The 'Caravaggio' lamp has been heavily copied over the years but still manages to sell in large numbers and the collection has increased to include wall, floor, table and two different sizes of adjustable reading lamps. The light is restrained in shape with just enough clever details to make it different to other lamps of a similar style. It's subtlety suggests it will have stylistic longevity for many decades but conversely also achieves a certain cuteness that is hard to resist. The light comes in the original gloss painted finish plus more recent matt variants, along with an opaline glass version. There is virtually a model of 'Caravaggio' for every application.
Manz has developed a strong relationship with high profile Danish brand Fritz Hansen over recent years creating the 'Essay' table in 2009, the 'Minuscule' chair in 2012 and more recently the 'Origami' basket and 'Pouf' for Fritz Hansen Object.

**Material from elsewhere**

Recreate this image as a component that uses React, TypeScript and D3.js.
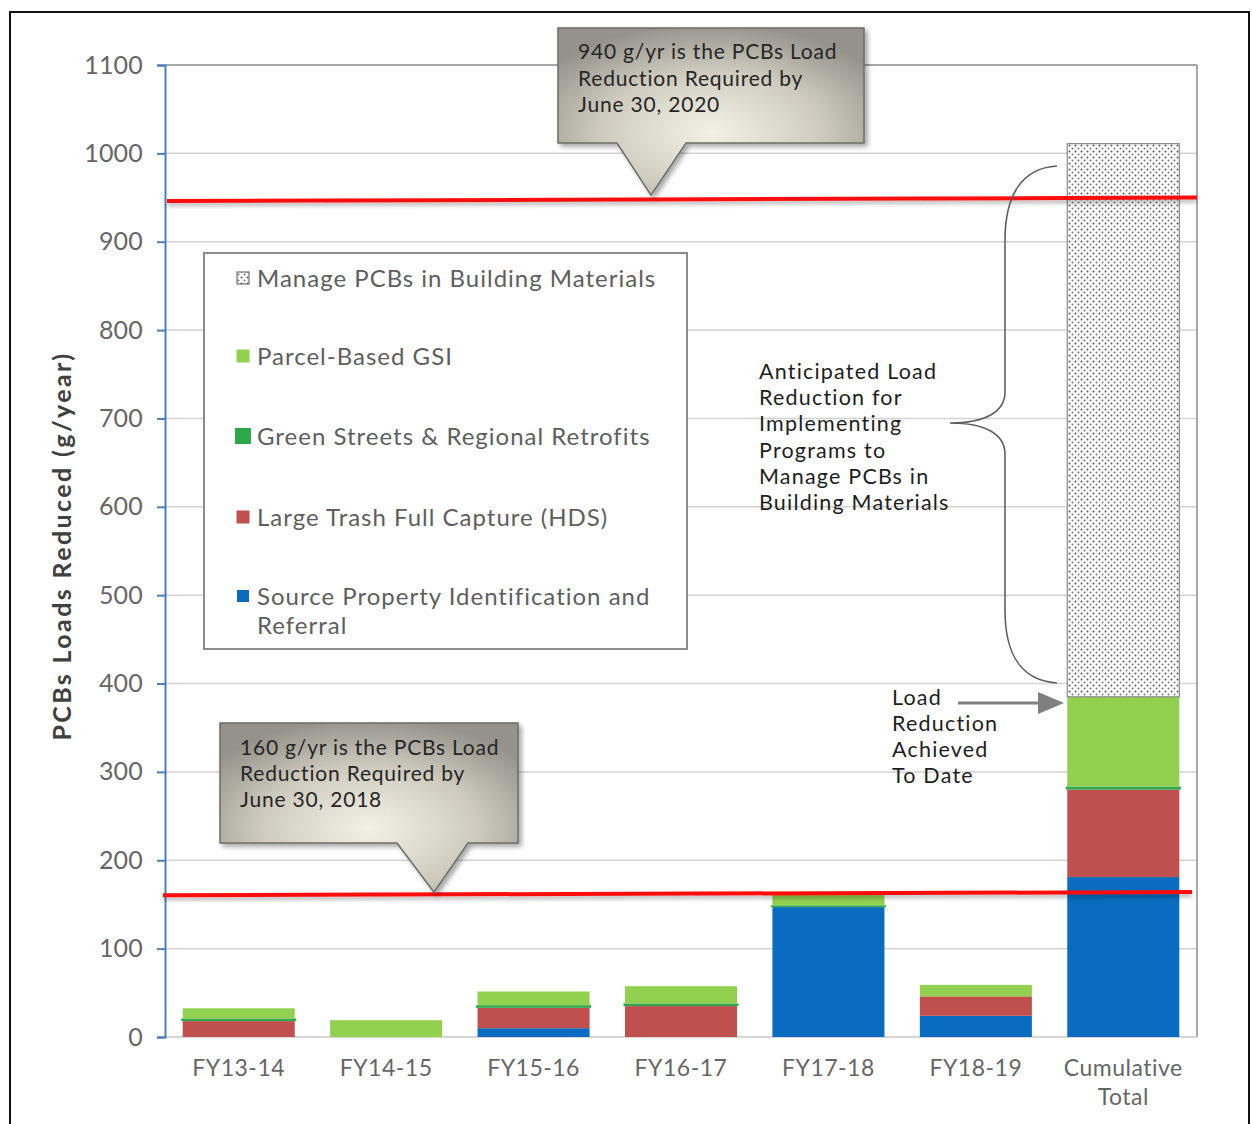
import React, { useEffect, useRef } from "react";
import * as d3 from "d3";

const categories = ["FY13-14", "FY14-15", "FY15-16", "FY16-17", "FY17-18", "FY18-19", "Cumulative Total"];
const categoryLabelLines = [["FY13-14"], ["FY14-15"], ["FY15-16"], ["FY16-17"], ["FY17-18"], ["FY18-19"], ["Cumulative", "Total"]];

const sourceProperty = [0, 0, 10, 0, 147, 24, 181];
const largeTrash = [18, 0, 23, 35, 0, 22, 99];
const greenStreets = [3, 0, 3, 3, 2, 0, 3.5];
const parcelGSI = [11.5, 19, 15.5, 19.5, 14, 13, 101.5];
const buildingMaterials = [0, 0, 0, 0, 0, 0, 626];

const seriesKeys = ["source", "trash", "streets", "parcel", "building"];
const seriesNames = [
  "Source Property Identification and Referral",
  "Large Trash Full Capture (HDS)",
  "Green Streets & Regional Retrofits",
  "Parcel-Based GSI",
  "Manage PCBs in Building Materials",
];
const seriesColors = ["#0a6cc0", "#c0504d", "#2fa84a", "#92d050", "url(#stipple)"];

const yTicks = [0, 100, 200, 300, 400, 500, 600, 700, 800, 900, 1000, 1100];

const target2020 = [946, 950];
const target2018 = [160.5, 164];
const callout2020 = ["940 g/yr is the PCBs Load", "Reduction Required by", "June 30, 2020"];
const callout2018 = ["160 g/yr is the PCBs Load", "Reduction Required by", "June 30, 2018"];
const braceText = ["Anticipated Load", "Reduction for", "Implementing", "Programs to", "Manage PCBs in", "Building Materials"];
const achievedText = ["Load", "Reduction", "Achieved", "To Date"];

const FONT = "Lato, 'Open Sans', 'DejaVu Sans', sans-serif";

export default function App() {
  const axisRef = useRef<SVGGElement>(null);

  const left = 165, right = 1197, top = 65, bottom = 1037;
  const x = d3.scaleBand<string>().domain(categories).range([left, right]).paddingInner(0.24).paddingOuter(0.12);
  const y = d3.scaleLinear().domain([0, 1100]).range([bottom, top]);

  const rows = categories.map((c, i) => ({
    cat: c,
    source: sourceProperty[i],
    trash: largeTrash[i],
    streets: greenStreets[i],
    parcel: parcelGSI[i],
    building: buildingMaterials[i],
  }));
  const stacked = d3.stack<any>().keys(seriesKeys)(rows);

  useEffect(() => {
    if (!axisRef.current) return;
    const g = d3.select(axisRef.current);
    g.selectAll("*").remove();
    g.call(d3.axisLeft(y).tickValues(yTicks).tickSize(8).tickPadding(14).tickFormat(d3.format("d")) as any);
    g.select(".domain").attr("stroke", "#4a7ebb").attr("stroke-width", 2);
    g.selectAll(".tick line").attr("stroke", "#4a7ebb").attr("stroke-width", 2);
    g.selectAll(".tick text")
      .attr("fill", "#666")
      .attr("font-size", 25)
      .attr("font-family", FONT)
      .attr("letter-spacing", "0.2px");
  }, []);

  const lineGen = d3.line<[number, number]>().x((d) => d[0]).y((d) => d[1]);

  const t20y0 = y(target2020[0]), t20y1 = y(target2020[1]);
  const t18y0 = y(target2018[0]), t18y1 = y(target2018[1]);

  const legendItems = [
    { i: 4, y: 278, size: 12 },
    { i: 3, y: 356, size: 13 },
    { i: 2, y: 436, size: 16 },
    { i: 1, y: 517, size: 13 },
    { i: 0, y: 596, size: 12 },
  ];

  const multiLine = (lines: string[], x0: number, y0: number, lh: number, fs: number, ls: number, fill: string, key: string) =>
    lines.map((ln, k) => (
      <text key={key + k} x={x0} y={y0 + k * lh} fontSize={fs} letterSpacing={ls} fill={fill}>
        {ln}
      </text>
    ));

  return (
    <svg width={1252} height={1124} style={{ position: "absolute", left: 0, top: 0, background: "#fff" }} fontFamily={FONT}>
      <defs>
        <pattern id="stipple" width={6} height={6} patternUnits="userSpaceOnUse">
          <rect width={6} height={6} fill="#fbfbfb" />
          <circle cx={1.5} cy={1.5} r={0.95} fill="#555" />
          <circle cx={4.5} cy={4.5} r={0.95} fill="#777" />
        </pattern>
        <radialGradient id="calloutGrad" cx="50%" cy="62%" r="65%">
          <stop offset="0%" stopColor="#f3f1e6" />
          <stop offset="55%" stopColor="#cfccbf" />
          <stop offset="100%" stopColor="#94928a" />
        </radialGradient>
        <filter id="shadow" x="-10%" y="-10%" width="130%" height="140%">
          <feDropShadow dx={3} dy={3} stdDeviation={2.5} floodColor="#000" floodOpacity={0.35} />
        </filter>
        <filter id="lineShadow" x="-5%" y="-200%" width="110%" height="500%">
          <feDropShadow dx={0} dy={3} stdDeviation={2} floodColor="#000" floodOpacity={0.3} />
        </filter>
      </defs>

      {/* outer frame */}
      <rect x={10} y={12} width={1239} height={1130} fill="none" stroke="#111" strokeWidth={2} />

      {/* gridlines */}
      {yTicks.filter((t) => t > 0 && t < 1100).map((t) => (
        <line key={t} x1={left} x2={right} y1={y(t)} y2={y(t)} stroke="#d3d3d3" strokeWidth={1.5} />
      ))}
      <line x1={left} x2={right} y1={y(1100)} y2={y(1100)} stroke="#8a8a8a" strokeWidth={1.5} />
      <line x1={right} x2={right} y1={y(1100)} y2={y(0)} stroke="#8a8a8a" strokeWidth={1.5} />
      <line x1={left} x2={right} y1={y(0)} y2={y(0)} stroke="#c8c8c8" strokeWidth={1.5} />

      {/* bars */}
      {stacked.map((s, si) => (
        <g key={s.key}>
          {s.map((d, ci) =>
            d[1] - d[0] > 0 ? (
              <rect
                key={ci}
                x={x(categories[ci])! - (si === 2 ? 1.5 : 0)}
                y={y(d[1])}
                width={x.bandwidth() + (si === 2 ? 3 : 0)}
                height={y(d[0]) - y(d[1])}
                fill={seriesColors[si]}
                stroke={si === 4 ? "#8a8a8a" : "none"}
                strokeWidth={si === 4 ? 1.2 : 0}
              />
            ) : null
          )}
        </g>
      ))}

      {/* y axis */}
      <g ref={axisRef} transform={`translate(${left},0)`} />

      {/* y axis title */}
      <text
        transform={`translate(71,546) rotate(-90)`}
        textAnchor="middle"
        fontWeight="bold"
        fontSize={25}
        letterSpacing={2.4}
        fill="#404040"
      >
        PCBs Loads Reduced (g/year)
      </text>

      {/* x labels */}
      {categories.map((c, i) =>
        categoryLabelLines[i].map((ln, k) => (
          <text
            key={c + k}
            x={x(c)! + x.bandwidth() / 2}
            y={1076 + k * 29}
            textAnchor="middle"
            fontSize={23}
            letterSpacing={0.5}
            fill="#666"
          >
            {ln}
          </text>
        ))
      )}

      {/* target lines */}
      <path d={lineGen([[left + 2, t20y0], [right, t20y1]])!} stroke="#ff0d0d" strokeWidth={4} fill="none" filter="url(#lineShadow)" />
      <path d={lineGen([[163, t18y0], [1192, t18y1]])!} stroke="#ff0d0d" strokeWidth={4} fill="none" filter="url(#lineShadow)" />

      {/* legend */}
      <rect x={204} y={253} width={483} height={396} fill="#fff" stroke="#8c8c8c" strokeWidth={2} />
      {legendItems.map((it) => (
        <g key={it.i}>
          <rect
            x={243 - it.size / 2}
            y={it.y - it.size / 2}
            width={it.size}
            height={it.size}
            fill={seriesColors[it.i]}
            stroke={it.i === 4 ? "#555" : "none"}
            strokeWidth={1}
          />
          {it.i === 0
            ? multiLine(["Source Property Identification and", "Referral"], 257, it.y + 8.5, 29, 24, 1.0, "#5e5e5e", "src")
            : multiLine([seriesNames[it.i]], 257, it.y + 8.5, 29, 24, 1.0, "#5e5e5e", "leg" + it.i)}
        </g>
      ))}

      {/* callout 2020 */}
      <path
        d={`M558,28 H864 V143 H686 L651,${t20y0 - 6} L617,143 H558 Z`}
        fill="url(#calloutGrad)"
        stroke="#6e6d66"
        strokeWidth={1.5}
        filter="url(#shadow)"
      />
      {multiLine(callout2020, 578, 59, 26.5, 21, 0.8, "#262626", "c20")}

      {/* callout 2018 */}
      <path
        d={`M220,723 H518 V843 H468 L434,${t18y0 - 3} L397,843 H220 Z`}
        fill="url(#calloutGrad)"
        stroke="#6e6d66"
        strokeWidth={1.5}
        filter="url(#shadow)"
      />
      {multiLine(callout2018, 240, 755, 26, 21, 0.8, "#262626", "c18")}

      {/* brace */}
      <path
        d="M1057,166 C1022,168 1005,195 1005,240 L1005,392 C1005,412 985,423 950,423 C985,423 1005,434 1005,454 L1005,610 C1005,655 1022,681 1057,683"
        fill="none"
        stroke="#5f5f5f"
        strokeWidth={1.6}
      />
      {multiLine(braceText, 759, 379, 26.2, 21.5, 1.2, "#1e1e1e", "brace")}

      {/* achieved arrow */}
      <line x1={958} y1={703} x2={1040} y2={703} stroke="#7f7f7f" strokeWidth={3} />
      <path d="M1038,692 L1064,703 L1038,714 Z" fill="#7f7f7f" />
      {multiLine(achievedText, 892, 705, 26, 21.5, 1.2, "#1e1e1e", "ach")}
    </svg>
  );
}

Manz's design work favours low key, natural materials, simplified shapes and highly resolved detailing. Her understated objects and furniture are embraced for their friendly, tactile qualities and a certain visual softness that effortlessly combines Danish Modernism with contemporary concepts.
Danish and Japanese aesthetics have a lot in common and for Manz this affords the opportunity to explore the overlap of these two design cultures on some of her projects projects. A case in point is her extremely Japanese folding basket for Fritz Hansen Object shown below right. Called 'Origami' for obvious reasons, the basket is an art work in itself when folded but pops out to a beautiful 30 cm cube basket in natural linen and leather. The chair shown below left was designed for Japanese furniture company Nissin Mokkou. It references classic early 20th Century European design like the 'Postsparkasse' (Post Office Bank) chair by Otto Wagner but in a raw and unadorned way that revels in the Scandinavian and Japanese love of sculpted timber.
At the same time as designing soft sculptural pieces, Manz is produces some surprising work that almost reaches Deiter Rams-like purity. In this sense Manz is a highly flexible designer working across categories and styles to produce the most appropriate outcome for the project. Her matter of fact view on design should be taught in design colleges - if there is not a valid reason for a new product dont make it.
"I work with things that have a meaning to me. My general idea is always to have a clear argument legitimizing the designs that I make. Function is essential, and if I cannot formulate a good reason for a new product, it is better to refrain from making it"
Manz has done her fair share of highly industrialised projects such as the Beolit 12 and Beolit 15 music players for Bang & Olufsen. She has also designed several bluetooth speakers for B&O - the A1 ultra portable and P2 portable speakers. The Beolit 12 is shown below left the P2 shown below right.